I look forward to helpful replies. Please add suggestions to Comments below.


Tony Phua

4 Responses

  1. Training Needs Analysis
    There is nothing more practical than good theory. I suspect however the use of the word theory in a derogatory sense is borne of either ignorance or of a belief that the methods adopted lack “ecological validy”—that is are too far removed from actual practice to be valid methods.

    The methods you use however can hardly be criticised from an ecological validity standpoint. That leaves ignorance.

    That said, my own experience in conducting large scale TNA studies leads me to believe that a major danger is not recognising that training requires to be future oriented. Thus an analysis needs to take account of trends and changes in the workplace, plus the future aims of the organisation. Merely articulating current roles and task and designing training to fit is vastly inadequate for most sector of the economy,

    Thus, I would normally advise starting with a strategy workshop for senior managers aimed at articulate future requirements over an agreed time period, and from there the task is to analyse needs based both on current gaps and future demands….but this may be too “theoretical”. Perhaps your managers want something which precludes the need to think, and sets aside the need for accuracy. Making life easy is often attractive, but ultimately doomed to making the future more difficult.

  2. A ‘simple’ TNA
    Having run my own business for almost 20 years and now in teaching I can understand the need for a simple TNA.
    At a basic level I teach managers the following technique:
    Each person in an organisation has a ‘job’ and each job can be broken down into several smaller and more manageable tasks.
    Using a matrix, spreasdsheet or database list each task of the job in separate columns and identify them as task 1, task 2 ect. the following skill levels could apply: 0, no knowledge; 1, some knowledge; 2 can perform the task with supervision; and 4, can perform the task to standard without supervision.

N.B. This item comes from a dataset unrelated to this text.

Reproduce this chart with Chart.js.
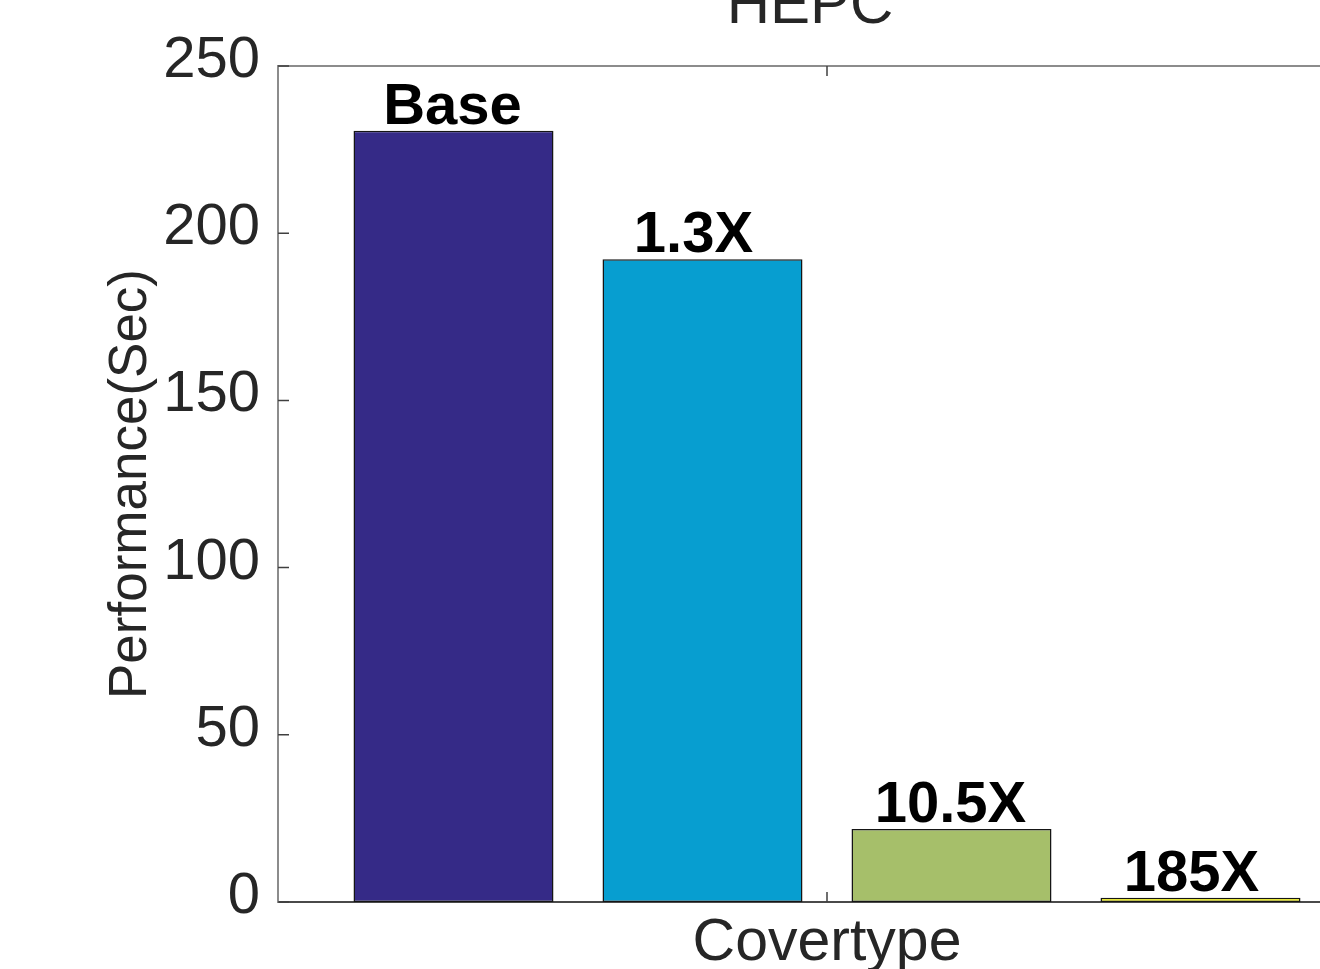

    The number 4 indicates NO training is required. Any other number shows up a training requirement.

    Leave the first left hand column for names of individuals.

    This information will not only show you training needs and skill levels but will also show you who can share someone’s job when they are absent.

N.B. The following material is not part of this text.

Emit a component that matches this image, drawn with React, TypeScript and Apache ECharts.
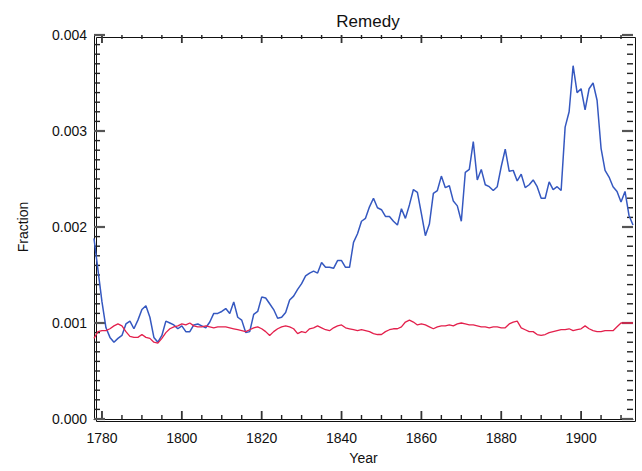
import React, { useEffect, useRef } from 'react';
import * as echarts from 'echarts';

const TITLE = 'Remedy';
const START_YEAR = 1778;
const X_MIN = 1778;
const X_MAX = 1913;

// Blue series, one value per year from 1778 to 1913
const BLUE_VALUES = [
  0.00188, 0.00155, 0.00122, 0.00095, 0.00085, 0.0008, 0.00084, 0.00087, 0.00099, 0.00102,
  0.00094, 0.00103, 0.00114, 0.00118, 0.00106, 0.00085, 0.0008, 0.00087, 0.00102, 0.001,
  0.00098, 0.00094, 0.00097, 0.00091, 0.00091, 0.00098, 0.00099, 0.00097, 0.00095, 0.00101,
  0.0011, 0.0011, 0.00112, 0.00115, 0.0011, 0.00122, 0.00106, 0.00103, 0.0009, 0.00091,
  0.00109, 0.00112, 0.00127, 0.00126, 0.0012, 0.00114, 0.00105, 0.00106, 0.00111, 0.00124,
  0.00128, 0.00135, 0.00141, 0.00149, 0.00152, 0.00154, 0.00152, 0.00163, 0.00158, 0.00158,
  0.00157, 0.00165, 0.00165, 0.00158, 0.00158, 0.00184, 0.00193, 0.00206, 0.00209, 0.00221,
  0.0023, 0.0022, 0.00218, 0.00211, 0.00211, 0.00206, 0.00202, 0.00219, 0.00209, 0.00223,
  0.00239, 0.00236, 0.00214, 0.00191, 0.00203, 0.00235, 0.00238, 0.00253, 0.00241, 0.00243,
  0.00227, 0.00222, 0.00206, 0.00257, 0.0026, 0.00289, 0.00249, 0.0026, 0.00244, 0.00242,
  0.00238, 0.00242, 0.00263, 0.00281, 0.00258, 0.00259, 0.00248, 0.00255, 0.00241, 0.00244,
  0.00249, 0.00242, 0.0023, 0.0023, 0.00247, 0.00239, 0.00242, 0.00238, 0.00304, 0.0032,
  0.00368, 0.0034, 0.00344, 0.00322, 0.00344, 0.0035, 0.00332, 0.00282, 0.00259, 0.00252,
  0.00242, 0.00237, 0.00226, 0.00237, 0.00212, 0.00202,
];

// Red series, one value per year from 1778 to 1913
const RED_VALUES = [
  0.00084, 0.00091, 0.00092, 0.00092, 0.00094, 0.00097, 0.00099, 0.00097, 0.00091, 0.00086,
  0.00085, 0.00085, 0.00088, 0.00085, 0.00084, 0.0008, 0.00079, 0.00084, 0.0009, 0.00094,
  0.00096, 0.00097, 0.00099, 0.00098, 0.001, 0.00097, 0.00096, 0.00096, 0.00097, 0.00096,
  0.00095, 0.00096, 0.00096, 0.00096, 0.00095, 0.00094, 0.00093, 0.00092, 0.00091, 0.00093,
  0.00095, 0.00096, 0.00094, 0.00091, 0.00087, 0.00091, 0.00094, 0.00096, 0.00097, 0.00096,
  0.00094, 0.00089, 0.00091, 0.0009, 0.00094, 0.00095, 0.00097, 0.00095, 0.00093, 0.00092,
  0.00095, 0.00097, 0.00098, 0.00095, 0.00094, 0.00093, 0.00092, 0.00093, 0.00092, 0.00091,
  0.00089, 0.00088, 0.00088, 0.00091, 0.00093, 0.00094, 0.00094, 0.00096, 0.00101, 0.00103,
  0.00101, 0.00098, 0.00099, 0.00098, 0.00096, 0.00094, 0.00096, 0.00097, 0.00097, 0.00098,
  0.00097, 0.00099, 0.001, 0.00099, 0.00098, 0.00098, 0.00097, 0.00096, 0.00096, 0.00095,
  0.00096, 0.00096, 0.00095, 0.00095, 0.00099, 0.00101, 0.00102, 0.00095, 0.00093, 0.00091,
  0.00091, 0.00088, 0.00087, 0.00088, 0.0009, 0.00091, 0.00092, 0.00093, 0.00093, 0.00094,
  0.00092, 0.00093, 0.00094, 0.00097, 0.00094, 0.00092, 0.00091, 0.00091, 0.00092, 0.00092,
  0.00092, 0.00096, 0.001, 0.001, 0.001, 0.001,
];

const MAJOR_YEAR_TICKS = [1780, 1800, 1820, 1840, 1860, 1880, 1900];
const MINOR_YEAR_TICKS = [
  1785, 1790, 1795, 1805, 1810, 1815, 1825, 1830, 1835, 1845,
  1850, 1855, 1865, 1870, 1875, 1885, 1890, 1895, 1905, 1910,
];
const Y_MIN = 0;
const Y_MAX = 0.004;
const Y_INTERVAL = 0.001;
const Y_MAJOR_TICKS = [0, 0.001, 0.002, 0.003, 0.004];
const Y_MINOR_PER_MAJOR = 10;

const FONT = 'Liberation Sans';
const BLUE = '#3558c0';
const RED = '#e3204c';
const AXIS_COLOR = '#111';

export default function App() {
  const ref = useRef<HTMLDivElement>(null);

  useEffect(() => {
    const chart = echarts.init(ref.current!, null, { renderer: 'svg' });
    const toPairs = (vals: number[]) => vals.map((v, i) => [START_YEAR + i, v]);

    const yMinorTicks: number[] = [];
    for (let i = 0; i < Y_MAJOR_TICKS.length - 1; i++) {
      for (let k = 1; k < Y_MINOR_PER_MAJOR; k++) {
        yMinorTicks.push(Y_MAJOR_TICKS[i] + (k * Y_INTERVAL) / Y_MINOR_PER_MAJOR);
      }
    }

    // Tick marks drawn by a custom series, positioned through the axes' scales
    const renderTicks = (_p: any, api: any) => {
      const children: any[] = [];
      const seg = (x1: number, y1: number, x2: number, y2: number, color: string, w: number) => {
        children.push({
          type: 'line',
          shape: { x1, y1, x2, y2 },
          style: { stroke: color, lineWidth: w },
        });
      };
      const xTick = (year: number, len: number, color: string, w: number) => {
        const b = api.coord([year, Y_MIN]);
        const t = api.coord([year, Y_MAX]);
        seg(b[0], b[1], b[0], b[1] - len, color, w);
        seg(t[0], t[1], t[0], t[1] + len, color, w);
      };
      const yTick = (v: number, len: number, color: string, w: number) => {
        const l = api.coord([X_MIN, v]);
        const r = api.coord([X_MAX, v]);
        seg(l[0], l[1], l[0] + len, l[1], color, w);
        seg(r[0], r[1], r[0] - len, r[1], color, w);
      };
      MINOR_YEAR_TICKS.forEach((y) => xTick(y, 4, '#222', 1.4));
      MAJOR_YEAR_TICKS.forEach((y) => xTick(y, 8, '#333', 1.8));
      yMinorTicks.forEach((v) => yTick(v, 6, '#222', 1.4));
      Y_MAJOR_TICKS.forEach((v) => yTick(v, 11, '#555', 2.2));
      return { type: 'group', children };
    };

    chart.setOption({
      animation: false,
      title: {
        text: TITLE,
        left: 363,
        textAlign: 'center',
        top: 8,
        textStyle: { fontFamily: FONT, fontSize: 17, fontWeight: 'normal', color: '#111' },
      },
      grid: { left: 94, right: 9, top: 35, bottom: 52 },
      xAxis: {
        type: 'value',
        min: X_MIN,
        max: X_MAX,
        splitLine: { show: false },
        axisLine: { show: true, onZero: false, lineStyle: { color: AXIS_COLOR, width: 1 } },
        axisTick: { show: false },
        axisLabel: {
          show: true,
          customValues: MAJOR_YEAR_TICKS,
          margin: 12,
          fontFamily: FONT,
          fontSize: 14,
          color: '#111',
          formatter: (v: number) => String(v),
        },
        name: 'Year',
        nameLocation: 'middle',
        nameGap: 32,
        nameTextStyle: { fontFamily: FONT, fontSize: 14, color: '#111' },
      },
      yAxis: {
        type: 'value',
        min: Y_MIN,
        max: Y_MAX,
        interval: Y_INTERVAL,
        splitLine: { show: false },
        axisLine: { show: true, onZero: false, lineStyle: { color: AXIS_COLOR, width: 1 } },
        axisTick: { show: false },
        axisLabel: {
          show: true,
          margin: 7,
          fontFamily: FONT,
          fontSize: 14,
          color: '#111',
          formatter: (v: number) => v.toFixed(3),
        },
        name: 'Fraction',
        nameLocation: 'middle',
        nameGap: 64,
        nameRotate: 90,
        nameTextStyle: { fontFamily: FONT, fontSize: 14, color: '#111' },
      },
      graphic: {
        elements: [
          {
            type: 'rect',
            left: 94,
            top: 35,
            shape: { width: 539, height: 384 },
            style: { fill: 'none', stroke: AXIS_COLOR, lineWidth: 1 },
            silent: true,
          },
        ],
      },
      series: [
        {
          type: 'custom',
          data: [[X_MIN, Y_MIN]],
          renderItem: renderTicks,
        },
        {
          type: 'line',
          data: toPairs(BLUE_VALUES),
          showSymbol: false,
          symbol: 'none',
          lineStyle: { color: BLUE, width: 1.5 },
        },
        {
          type: 'line',
          data: toPairs(RED_VALUES),
          showSymbol: false,
          symbol: 'none',
          lineStyle: { color: RED, width: 1.3 },
        },
      ],
    });

    return () => chart.dispose();
  }, []);

  return (
    <div
      ref={ref}
      style={{ position: 'absolute', left: 0, top: 0, width: 642, height: 471 }}
    />
  );
}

    There are similar and more complex TNAs available but I think you will find this adequate for most organisation’s needs.

    Let me know if you need more help with this or training in general.

  3. TNA reference
    Refer to by Bartram and Gibson, Gower. An excellent book with very practical tips

  4. Do it differently
    Most senior managers want quick results rather than drawn our processes. Interviews, questionnaires and so on are the traditional way for sure, but if you want a different reaction from the chief, you must do it differently. Get cross functional groups together of various levels and use the process called PinPoint to get a real view about real needs – now. This active, visual and creative process gets real ‘buy in’ at all levels. At the same time you can inform of future strategies and the likely attitudes/skills required – these needs can be addressed as on-going learning. You can do this with groups sizes of 10-100. And that quick effort is what the chief wants – the budgets will follow!